Between the galloper and the digger we have a range of writers who craft various combinations of dashes, pauses, probes and stops. Jane Austen, Alexander McCall Smith, Charles Dickens, J.R.R. Tolkien all wrote memorable scenes. But their characters are three-dimensional complexities able to tuck the plot in their fully-formed arms and nourish it to intriguing fruition. To Kill a Mockingbird, The Once and Future King, Fahrenheit 451, the Harry Potter series, all have a strong storyline accompanied by strong personalities.

These mid-range novels are my favorite. It is the writers at the far ends of the spectrum who baffle and bother. Constant cliff-hangers with routinely strong-jawed heroes and/or stunning size-nothing heroines with the strength of ten Grinches plus two—after a few hundred brushes with death I find myself hoping that the next inescapable predicament will truly be inescapable.

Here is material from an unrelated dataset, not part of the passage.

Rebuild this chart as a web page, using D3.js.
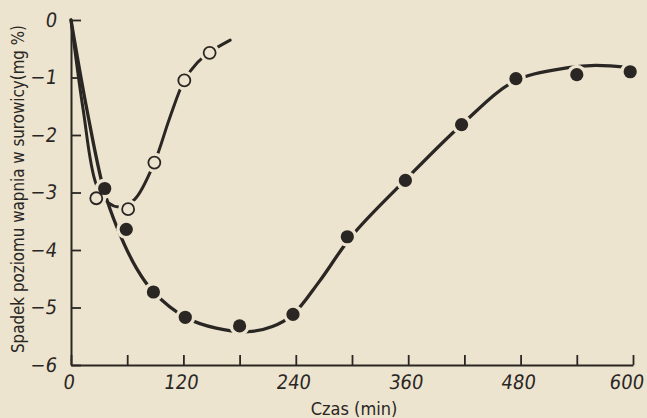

Or take those authors (please) who dig so deeply into the hearts and minds and histories of their characters that they scrape bedrock but burrow further. After disgorging countless words, pages and chapters of secret emotions, hidden happenings, fruitless longings and repressed scars, the writer can’t persuade these characters to do anything. They just sit in the rubble of their exposed innards hoping the author will type ‘The End.’

It’s a wide world out there. We can read books that buckle us in and careen across mountain peaks and seven seas in 300 pages or less. The world is also deep, and some authors require that we get down on our haunches and appreciate the riches below the surface. A truly skilled and passionate writer can make folks like my father appreciate whirlwind tours, or help people like my in-laws linger at a previously-overlooked pitstop.
Bless these authors. They are in the business of bringing us places we never would have visited but for them.